_What is required_
Go through the data below. Pull out every line that has the word "page".

▬▬▬

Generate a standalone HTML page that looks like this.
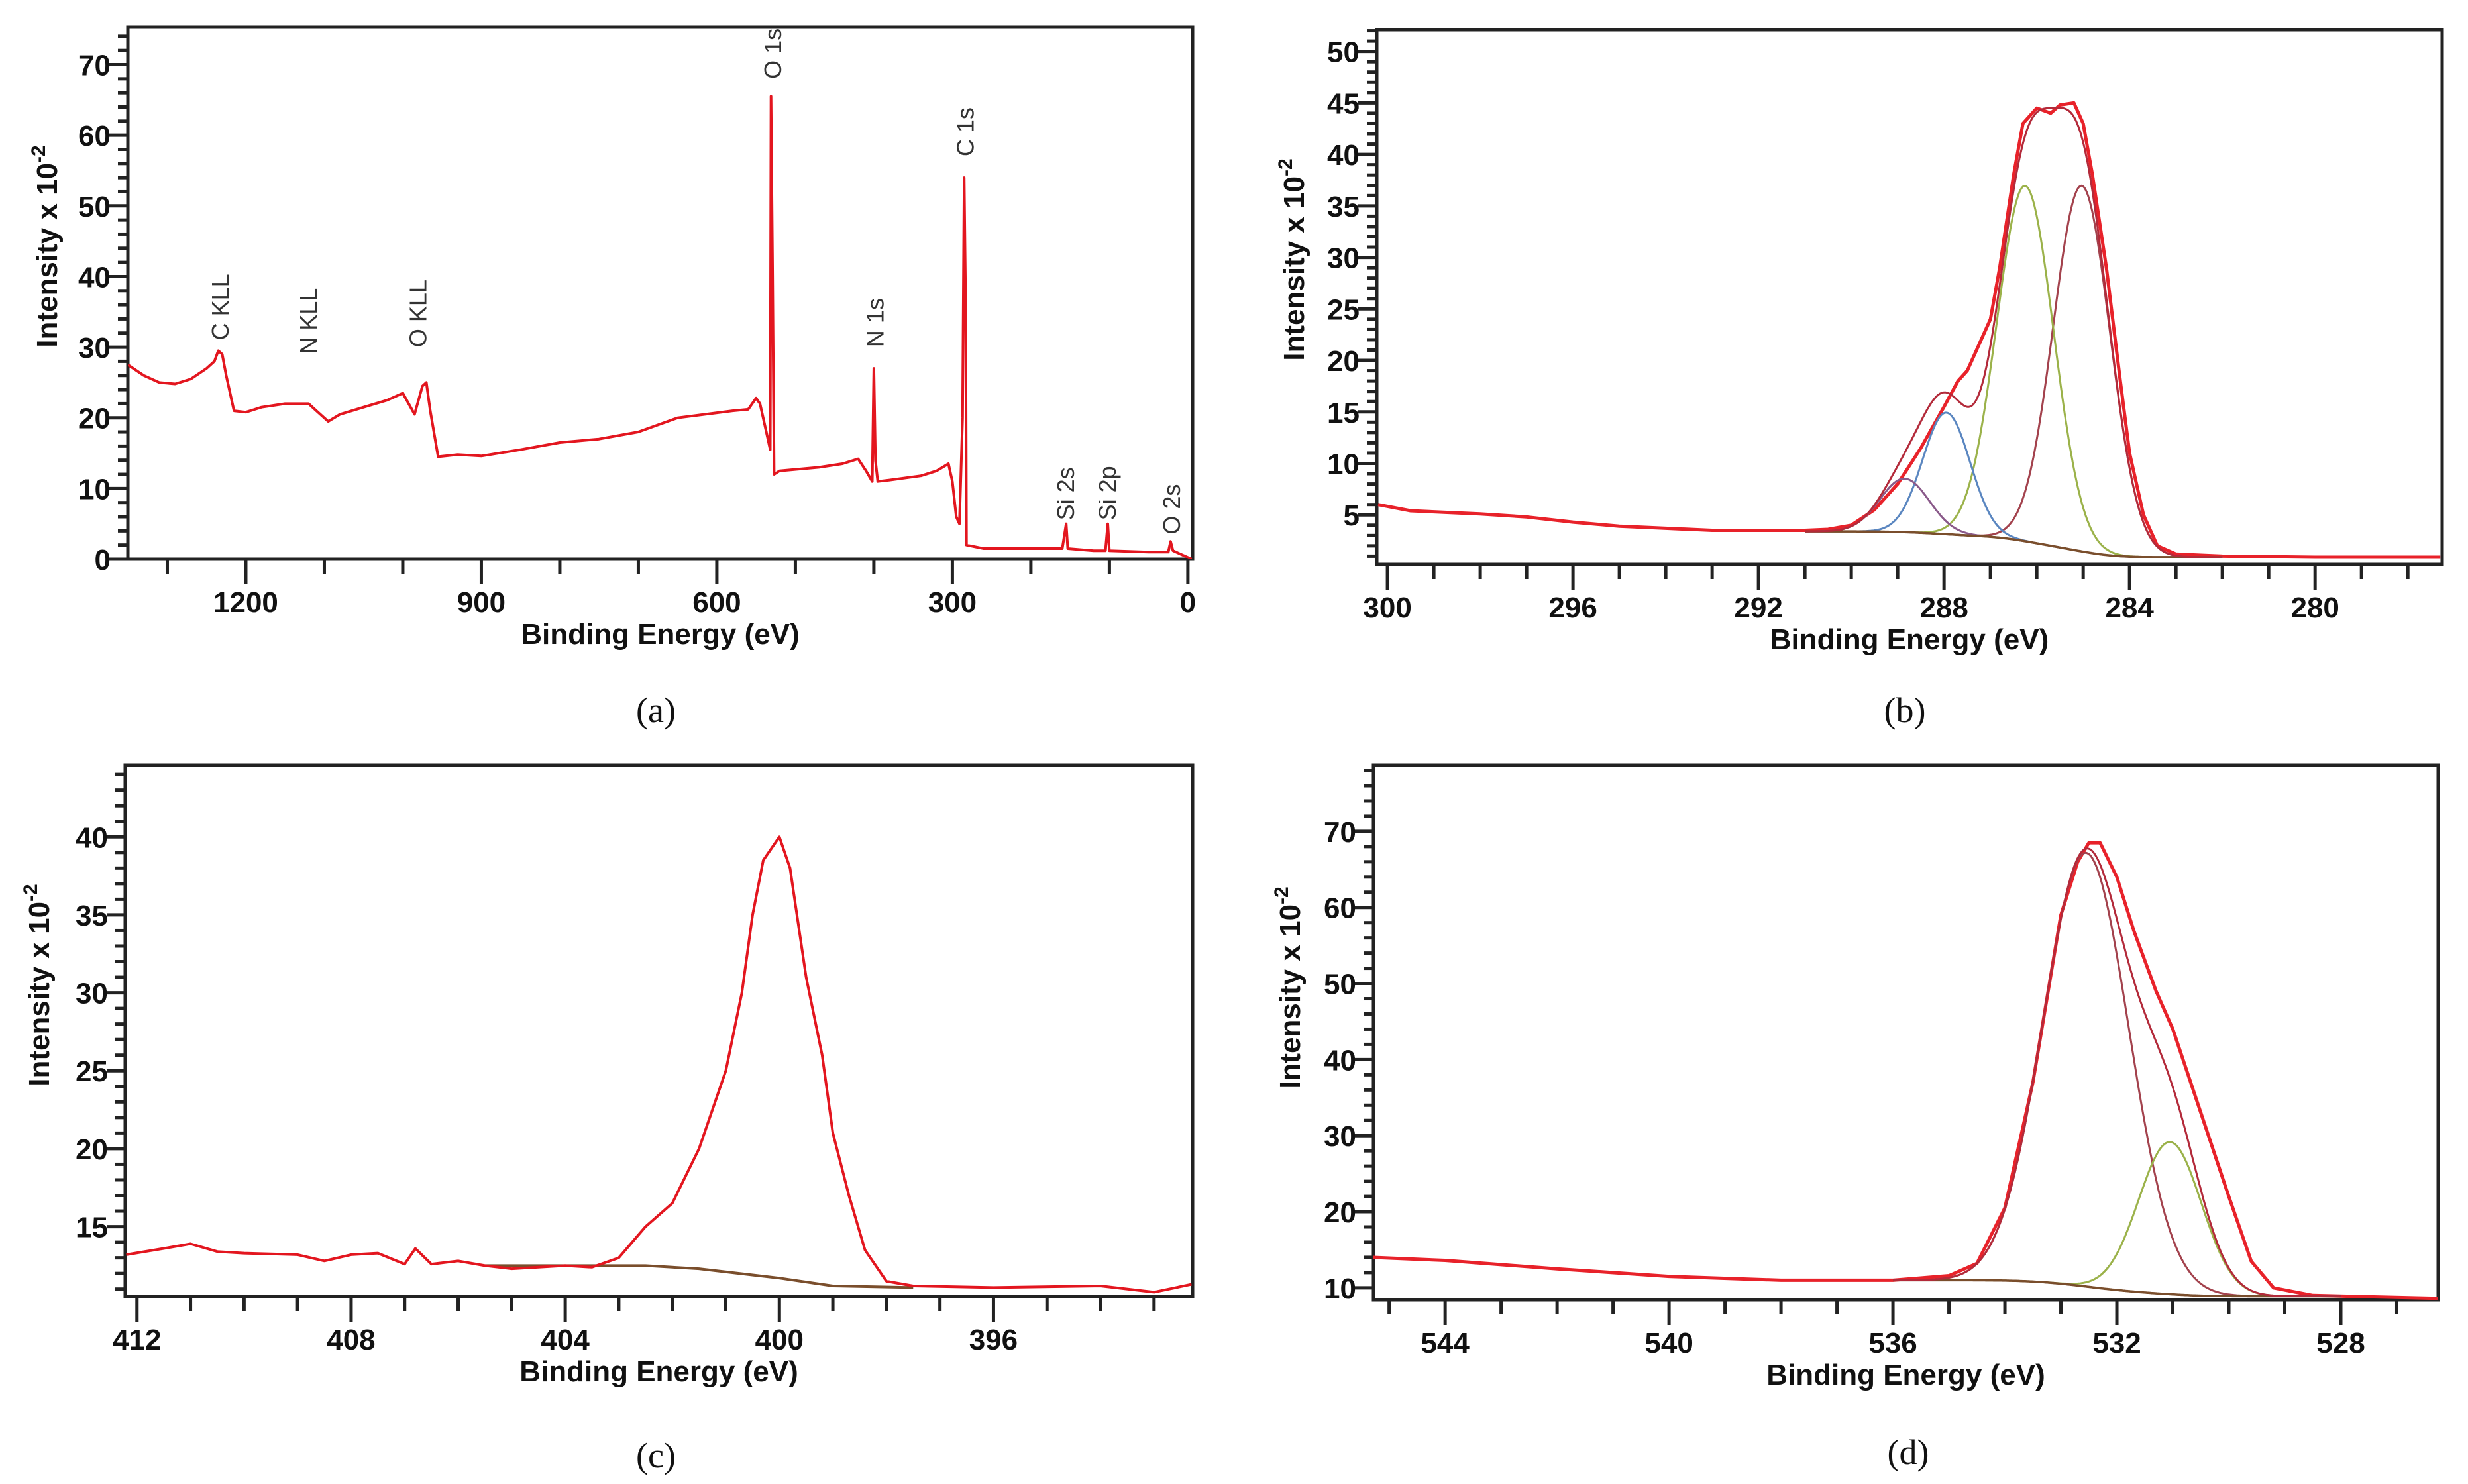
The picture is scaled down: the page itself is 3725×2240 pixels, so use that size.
<!DOCTYPE html>
<html><head><meta charset="utf-8">
<style>
html,body{margin:0;padding:0;background:#fff;}
svg{display:block;}
.tk{font-family:"Liberation Sans",Arial,sans-serif;font-weight:bold;font-size:44px;fill:#111;}
.tt{font-family:"Liberation Sans",Arial,sans-serif;font-weight:bold;font-size:44px;fill:#111;}
.an{font-family:"Liberation Sans",Arial,sans-serif;font-size:36px;fill:#333;}
.cap{font-family:"Liberation Serif","Times New Roman",serif;font-size:54px;fill:#111;}
</style></head>
<body>
<svg id="fig" width="3725" height="2240" viewBox="0 0 3725 2240" xmlns="http://www.w3.org/2000/svg"></svg>
<script>
// ===== Panel (a) survey spectrum data =====
const surveyBE = [1350,1330,1310,1290,1270,1250,1240,1235,1230,1225,1215,1200,1180,1150,1120,1110,1095,1080,1050,1020,1000,995,985,975,970,965,955,930,900,850,800,750,700,650,580,560,550,545,535,532,531,529,527,520,470,440,420,410,402,400,398,395,380,340,320,305,300,295,291,287,285,283,282,260,200,160,155,153,120,105,102,100,50,25,22,19,5,-5];
const surveyI  = [27.5,26,25,24.8,25.5,27,28,29.5,29,26,21,20.8,21.5,22,22,21,19.5,20.5,21.5,22.5,23.5,22.5,20.5,24.5,25,21,14.5,14.8,14.6,15.5,16.5,17,18,20,21,21.2,22.8,22,17,15.5,65.5,40,12,12.5,13,13.5,14.2,12.5,11,27,14,11,11.2,11.8,12.5,13.5,11,6,5,20,54,35,2,1.5,1.5,1.5,5,1.5,1.2,1.2,5,1.2,1,1,2.5,1.2,0.5,0];
const surveyLabels = ["C KLL","N KLL","O KLL","O 1s","N 1s","C 1s","Si 2s","Si 2p","O 2s"];
const surveyLabelBE = [1232,1120,980,528,398,283,155,102,20];
const surveyLabelI  = [31,29,30,68,30,57,5.5,5.5,3.5];

// ===== Panel (b) C 1s =====
const c1sBE = [300.2,299.5,298,297,296,295,294,293,292,291,290.5,290,289.5,289,288.5,288,287.7,287.5,287,286.8,286.5,286.3,286,285.7,285.5,285.2,285,284.8,284.5,284.2,284,283.7,283.4,283,282,280,277.3];
const c1sI  = [6,5.4,5.1,4.8,4.3,3.9,3.7,3.5,3.5,3.5,3.6,4,5.5,8,11.5,15.5,18,19,24,29,38,43,44.5,44,44.8,45,43,38,29,18,11,5,2,1.2,1,0.9,0.9];
const c1sCenters = [285.03,286.25,287.95,288.85];
const c1sHeights = [35.5,34.5,11.8,5.2];
const c1sFwhm    = [1.44,1.44,1.2,1.25];
const c1sBgHigh = 3.4, c1sBgLow = 0.9;

// ===== Panel (c) N 1s =====
const n1sBE = [412.2,411.5,411,410.5,410,409,408.5,408,407.5,407,406.8,406.5,406,405.5,405,404.5,404,403.5,403,402.5,402,401.5,401,400.7,400.5,400.3,400,399.8,399.5,399.2,399,398.7,398.4,398,397.5,396,394,393,392.3];
const n1sI  = [13.2,13.6,13.9,13.4,13.3,13.2,12.8,13.2,13.3,12.6,13.6,12.6,12.8,12.5,12.3,12.4,12.5,12.4,13,15,16.5,20,25,30,35,38.5,40,38,31,26,21,17,13.5,11.5,11.2,11.1,11.2,10.8,11.3];
const n1sBgBE = [405.5,402.5,401.5,400,399,397.5];
const n1sBgI  = [12.5,12.5,12.3,11.7,11.2,11.1];

// ===== Panel (d) O 1s =====
const o1sBE = [545.3,544,542,540,538,536,535,534.5,534,533.5,533,532.7,532.5,532.3,532,531.7,531.3,531,530.5,530,529.6,529.2,528.5,526.2];
const o1sI  = [14,13.6,12.5,11.5,11,11,11.6,13.2,20.5,37,59,66,68.5,68.5,64,57,49,44,33,22,13.5,10,9,8.6];
const o1sCenters = [532.55,531.05];
const o1sHeights = [57,20];
const o1sFwhm    = [1.8,1.32];
const o1sBgHigh = 11, o1sBgLow = 8.9;

const NS = "http://www.w3.org/2000/svg";
const fig = document.getElementById('fig');
function mk(tag, attrs, parent){ const e=document.createElementNS(NS,tag); for(const k in attrs) e.setAttribute(k,attrs[k]); (parent||fig).appendChild(e); return e; }

function makeAxes(p){
  const sx = v => p.L + (p.x0 - v)/(p.x0 - p.x1)*(p.R - p.L);
  const sy = v => p.B - (v - p.y0)/(p.y1 - p.y0)*(p.B - p.T);
  return {sx, sy};
}

function drawFrame(p, g){
  const {sx, sy} = makeAxes(p);
  const box = mk('rect',{x:p.L,y:p.T,width:p.R-p.L,height:p.B-p.T,fill:'none',stroke:'#222','stroke-width':5},g);
  
  
  const yStart = Math.ceil(p.y0/p.yMinor)*p.yMinor;
  for(let v=yStart; v<=p.y1+1e-9; v+=p.yMinor){
    const vv = Math.round(v*1000)/1000;
    const major = Math.abs(vv/p.yMajor - Math.round(vv/p.yMajor))<1e-6 && vv>=p.yLabelMin;
    const y = sy(vv);
    const t = mk('line',{x1:p.L,x2:p.L-(major?28:15),y1:y,y2:y,stroke:'#222','stroke-width':5},g);
    
    
    if(major){
      const tx = mk('text',{x:p.L-26,y:y+16,'text-anchor':'end',class:'tk'},g);
      tx.textContent = vv;
      
      
    }
  }
  const lo = Math.min(p.x0,p.x1), hi = Math.max(p.x0,p.x1);
  for(let v=Math.ceil(lo/p.xMinor)*p.xMinor; v<=hi+1e-9; v+=p.xMinor){
    const vv = Math.round(v*1000)/1000;
    const major = Math.abs(vv/p.xMajor - Math.round(vv/p.xMajor))<1e-6;
    const x = sx(vv);
    const t = mk('line',{x1:x,x2:x,y1:p.B,y2:p.B+(major?38:22),stroke:'#222','stroke-width':5},g);
    
    
    if(major){
      const tx = mk('text',{x:x,y:p.B+80,'text-anchor':'middle',class:'tk'},g);
      tx.textContent = vv;
      
      
    }
  }
  const xt = mk('text',{x:(p.L+p.R)/2,y:p.B+128,'text-anchor':'middle',class:'tt'},g);
  xt.textContent = 'Binding Energy (eV)';
  
  
  const yt = mk('text',{x:0,y:0,'text-anchor':'middle',class:'tt',transform:`translate(${p.ytx},${p.yty}) rotate(-90)`},g);
  yt.innerHTML = 'Intensity x 10<tspan dy="-18" font-size="30">-2</tspan>';
  
  
  const cp = mk('text',{x:p.capX,y:p.capY,'text-anchor':'middle',class:'cap'},g);
  cp.textContent = '('+p.id.slice(-1)+')';
  
  
  return {sx, sy};
}

function clipFor(p){
  const cid = 'clip-'+p.id;
  const defs = mk('defs',{});
  const c = mk('clipPath',{id:cid},defs);
  mk('rect',{x:p.L,y:p.T,width:p.R-p.L,height:p.B-p.T},c);
  return 'url(#'+cid+')';
}

function line(xs, ys, sx, sy, color, w, name, g, clip){
  const d = xs.map((x,i)=>(i?'L':'M')+sx(x).toFixed(1)+','+sy(ys[i]).toFixed(1)).join('');
  const e = mk('path',{d:d,fill:'none',stroke:color,'stroke-width':w,'stroke-linejoin':'round','clip-path':clip},g);
  
  
  return e;
}

function gauss(x,c,h,f){ return h*Math.exp(-4*Math.LN2*((x-c)/f)*((x-c)/f)); }
function fitModel(x0, x1, centers, heights, fwhm, bgHigh, bgLow){
  const n=400, xs=[], comps=centers.map(()=>[]), sum=[];
  for(let i=0;i<=n;i++){ const x = x1 + (x0-x1)*i/n; xs.push(x); let s=0;
    centers.forEach((c,k)=>{ const v=gauss(x,c,heights[k],fwhm[k]); comps[k].push(v); s+=v; }); sum.push(s); }
  const cum=[0]; for(let i=1;i<=n;i++) cum.push(cum[i-1]+sum[i]);
  const tot=cum[n]||1;
  const bg = cum.map(c=> bgLow + (bgHigh-bgLow)*c/tot);
  return {xs, comps, sum, bg};
}

// ---------- Panel a ----------
const pa = {id:'panel-a',L:193,R:1800,T:41,B:844,x0:1350.2,x1:-6,y0:0,y1:75.3,xMajor:300,xMinor:100,yMajor:10,yMinor:2,yLabelMin:0,ytx:86,yty:372,capX:990,capY:1090};
const ga = mk('g',{});  
const A = drawFrame(pa, ga);
line(surveyBE, surveyI, A.sx, A.sy, '#e3161f', 4, 'survey-spectrum-line', ga, clipFor(pa));
surveyLabels.forEach((s,i)=>{
  const x = A.sx(surveyLabelBE[i])+12, y = A.sy(surveyLabelI[i]);
  const t = mk('text',{x:0,y:0,class:'an',transform:`translate(${x},${y}) rotate(-90)`},ga);
  t.textContent = s;
  
  
});

// ---------- Panel b ----------
const pb = {id:'panel-b',L:2078,R:3686,T:45,B:852,x0:300.23,x1:277.26,y0:0.19,y1:52.1,xMajor:4,xMinor:1,yMajor:5,yMinor:1,yLabelMin:5,ytx:1968,yty:392,capX:2875,capY:1090};
const gb = mk('g',{});  
const B = drawFrame(pb, gb);
const clipB = clipFor(pb);
const mb = fitModel(291, 282, c1sCenters, c1sHeights, c1sFwhm, c1sBgHigh, c1sBgLow);
const compColors = ['#a3424d','#9bb24a','#5a86c0','#8a5a8a'];
const compNames = ['c1s-component-284','c1s-component-286','c1s-component-288','c1s-component-289'];
line(c1sBE, c1sI, B.sx, B.sy, '#e8222a', 5, 'c1s-raw-data', gb, clipB);
mb.comps.forEach((c,k)=>{ line(mb.xs, c.map((v,i)=>v+mb.bg[i]), B.sx, B.sy, compColors[k], 3, compNames[k], gb, clipB); });
line(mb.xs, mb.bg, B.sx, B.sy, '#7a4e2c', 3.5, 'c1s-background', gb, clipB);
line(mb.xs, mb.sum.map((v,i)=>v+mb.bg[i]), B.sx, B.sy, '#b32a3a', 3, 'c1s-envelope', gb, clipB);

// ---------- Panel c ----------
const pc = {id:'panel-c',L:189,R:1800,T:1155,B:1957,x0:412.22,x1:392.28,y0:10.52,y1:44.6,xMajor:4,xMinor:1,yMajor:5,yMinor:1,yLabelMin:15,ytx:74,yty:1487,capX:990,capY:2215};
const gc = mk('g',{});  
const Cc = drawFrame(pc, gc);
const clipC = clipFor(pc);
line(n1sBgBE, n1sBgI, Cc.sx, Cc.sy, '#7a4e2c', 4, 'n1s-background', gc, clipC);
line(n1sBE, n1sI, Cc.sx, Cc.sy, '#e3161f', 4, 'n1s-raw-data', gc, clipC);

// ---------- Panel d ----------
const pd = {id:'panel-d',L:2073,R:3680,T:1155,B:1962,x0:545.28,x1:526.26,y0:8.42,y1:78.7,xMajor:4,xMinor:1,yMajor:10,yMinor:2,yLabelMin:10,ytx:1962,yty:1491,capX:2880,capY:2210};
const gd = mk('g',{});  
const D = drawFrame(pd, gd);
const clipD = clipFor(pd);
const md = fitModel(536, 528, o1sCenters, o1sHeights, o1sFwhm, o1sBgHigh, o1sBgLow);
line(o1sBE, o1sI, D.sx, D.sy, '#e8222a', 5, 'o1s-raw-data', gd, clipD);
const oColors = ['#a3424d','#9bb24a'];
const oNames = ['o1s-component-532','o1s-component-531'];
md.comps.forEach((c,k)=>{ line(md.xs, c.map((v,i)=>v+md.bg[i]), D.sx, D.sy, oColors[k], 3, oNames[k], gd, clipD); });
line(md.xs, md.bg, D.sx, D.sy, '#7a4e2c', 3.5, 'o1s-background', gd, clipD);
line(md.xs, md.sum.map((v,i)=>v+md.bg[i]), D.sx, D.sy, '#b32a3a', 3, 'o1s-envelope', gd, clipD);
</script>
</body></html>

▬▬▬

_Exercise output_
Generate a standalone HTML page that looks like this.
The picture is scaled down: the page itself is 3725×2240 pixels, so use that size.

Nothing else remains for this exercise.